Restaurant information
- Owner: Peter Johnson
- Location: 1138 34th Avenue, Seattle, Washington, 98122, United States
- Coordinates: 47°36′46″N 122°17′21″W﻿ / ﻿47.61278°N 122.28917°W
- Website: madronaarms.com

= Madrona Arms =

Restaurant in Seattle, Washington, U.S.

Madrona Arms is a restaurant in Seattle's Madrona neighborhood, in the United States.

==Description and history==
Peter Johnson opened Madrona Arms in 2015, replacing Madrona Eatery and Ale House. The 2,800-square-foot space, described by Curbed as a "family-friendly pub", accommodates approximately 90 people.

Lonely Planet describes the restaurant as "a newish neighborhood pub in Madrona fashioned in the old British tradition with obvious nods to Seattle (local draft ales). It's run by an Irishman so there's Guinness on tap and some old-country food standards, including bangers and mash, and shepherd's pie." The restaurant also serves corned beef hash and frittatas.

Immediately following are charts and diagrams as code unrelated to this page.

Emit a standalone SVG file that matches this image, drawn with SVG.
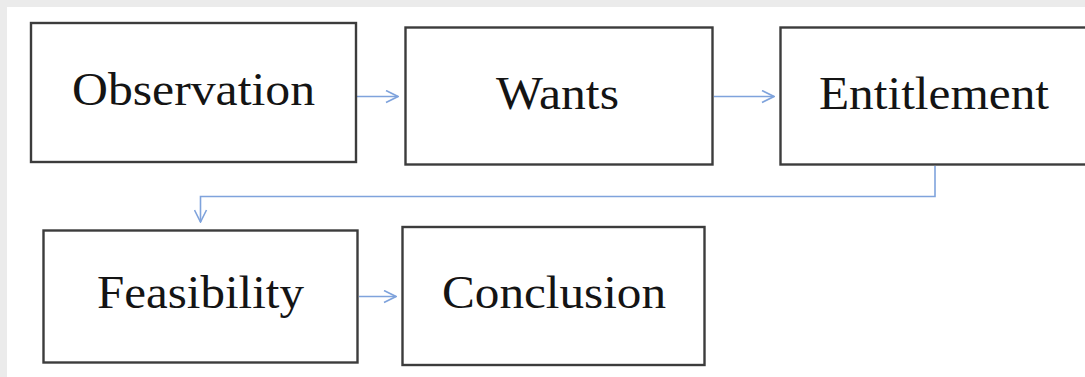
<svg xmlns="http://www.w3.org/2000/svg" width="1085" height="377" viewBox="0 0 1085 377">
<style>
.box{fill:#ffffff;stroke:#3c3c3c;stroke-width:2.4}
.lbl{font-family:"Liberation Serif","Times New Roman",serif;font-size:46px;fill:#141414}
.conn{fill:none;stroke:#7fa3dc;stroke-width:1.6}
</style>
<defs>
<marker id="arr" viewBox="0 0 14 14" refX="13" refY="7" markerWidth="14" markerHeight="14" markerUnits="userSpaceOnUse" orient="auto">
<path d="M1,1 L13,7 L1,13" fill="none" stroke="#7fa3dc" stroke-width="1.6"/>
</marker>
</defs>
<rect x="0" y="0" width="1085" height="377" fill="#ebebeb"/>
<rect x="7" y="7" width="1078" height="370" fill="#ffffff"/>
<g id="connectors">
<line class="conn" x1="357" y1="96.5" x2="398" y2="96.5" marker-end="url(#arr)"/>
<line class="conn" x1="714" y1="96.5" x2="774" y2="96.5" marker-end="url(#arr)"/>
<polyline class="conn" points="935,166 935,196.5 200.5,196.5 200.5,222" marker-end="url(#arr)"/>
<line class="conn" x1="359" y1="296.5" x2="396" y2="296.5" marker-end="url(#arr)"/>
</g>
<g id="observation">
<rect class="box" x="31" y="23" width="325" height="139"/>
<text class="lbl" x="72" y="105" textLength="243" lengthAdjust="spacingAndGlyphs">Observation</text>
</g>
<g id="wants">
<rect class="box" x="405.5" y="27.5" width="307" height="137"/>
<text class="lbl" x="496" y="109" textLength="123" lengthAdjust="spacingAndGlyphs">Wants</text>
</g>
<g id="entitlement">
<rect class="box" x="780.5" y="27.5" width="306" height="137"/>
<text class="lbl" x="819" y="109" textLength="230" lengthAdjust="spacingAndGlyphs">Entitlement</text>
</g>
<g id="feasibility">
<rect class="box" x="43.5" y="230.5" width="314" height="132"/>
<text class="lbl" x="97" y="308" textLength="207" lengthAdjust="spacingAndGlyphs">Feasibility</text>
</g>
<g id="conclusion">
<rect class="box" x="402.5" y="227" width="302" height="138"/>
<text class="lbl" x="442" y="308" textLength="224" lengthAdjust="spacingAndGlyphs">Conclusion</text>
</g>
</svg>
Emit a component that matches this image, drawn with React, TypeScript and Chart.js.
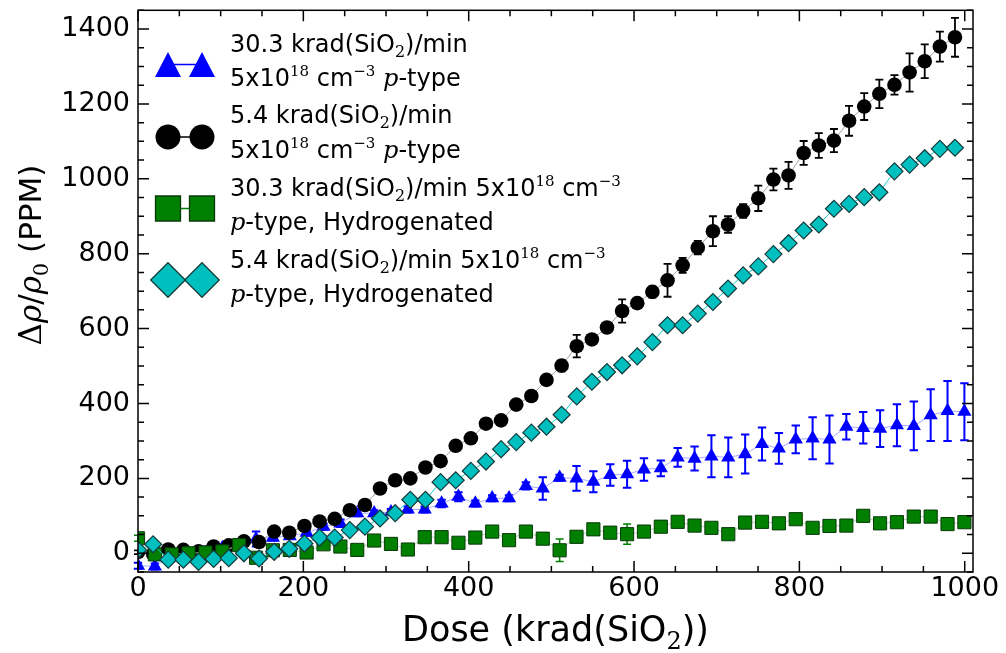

Upon opening, some local residents thought a couple of decorative signs were sexist. The signs were removed immediately. The restaurant hosted an election night party in 2019.

==Reception==
Bradley Foster included Madrona Arms in Thrillist's 2017 list of Seattle's best Irish pubs, writing, "this fireplace-equipped establishment is a solid everyday hang, thanks to a laid-back atmosphere and a menu featuring Irish nachos (made w/ tater tots), a whiskey crab soup, and classics like shepherd's pie and bangers & mash".